The Graduate is a movie I love every single aspect of. To me, it’s about as close a movie gets to perfection. By far, one of my favorite aspects of it is the cast. Dustin Hoffman as Benjamin Braddock and Anne Bancroft as Mrs. Robinson are two of my favorite performances ever committed to celluloid; a career-defining film for both of them.
Nobody has ever played an awkward young guy quite as brilliantly as Dustin Hoffman did in The Graduate. He projected just the right amount of nervous energy and uncertainty. Mrs. Robinson is such a wonderfully rich role for a more mature woman and Anne Bancroft played that very complex character to the hilt.
Last week, I talked about how it’s hard to imagine The Graduate without songs like “Mrs. Robinson” and “The Sound of Silence,” but neither of those songs were originally intended to be used in the film. It’s even harder to imagine The Graduate without Anne Bancroft or Dustin Hoffman, but remarkably, neither of them were even close to being the first choices for their roles.

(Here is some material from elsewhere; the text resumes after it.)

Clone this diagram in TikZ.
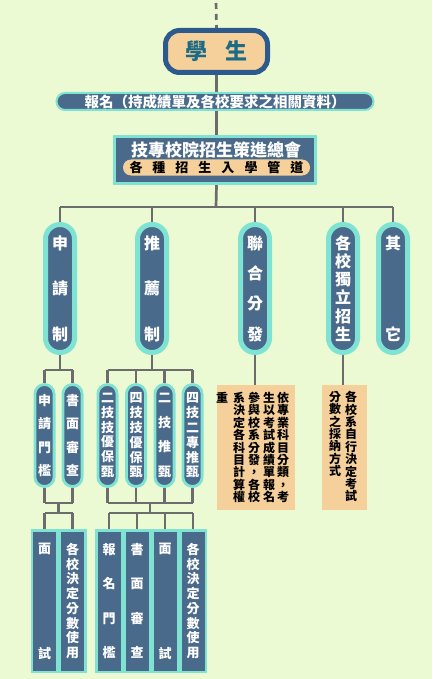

Jeanne Moreau was director Mike Nichols’ first choice to play Mrs. Robinson, but the producers didn’t want her. Lana Turner, Shelley Winters, Susan Hayward, Patricia Neal, Angela Lansbury, Judy Garland, and Doris Day were all considered for the part. Ava Gardner was very interested in the part, but Nichols wasn’t very interested in her.
Before Dustin Hoffman came into the picture, Mike Nichols had considered Warren Beatty, Robert Redford, Burt Ward, Robert Wagner, George Hamilton, Anthony Perkins, George Peppard, and Jack Nicholson for the part of Benjamin. Robert Redford was a top contender for the part, but ultimately Mike Nichols didn’t think audiences would find him believable as an underdog type.
When Hoffman was approached about auditioning for Benjamin, Dustin thought he was so wrong for the part that he wondered if he was being made fun of. After Nichols convinced Hoffman it wasn’t a joke, he agreed to come in for a screen test with Katharine Ross and the result was nearly disastrous. When he arrived for the screen test, Hoffman looked so common and unpolished that producer Joseph E. Levine mistook him for a messenger. The test was supposed to be a love scene and at the time and not had Hoffman never done a love scene before, he was convinced that someone like Katharine Ross would never be interested in a guy like him. Dustin was certain he had failed miserably, but he got the part because he had the awkward quality they had been looking for all along.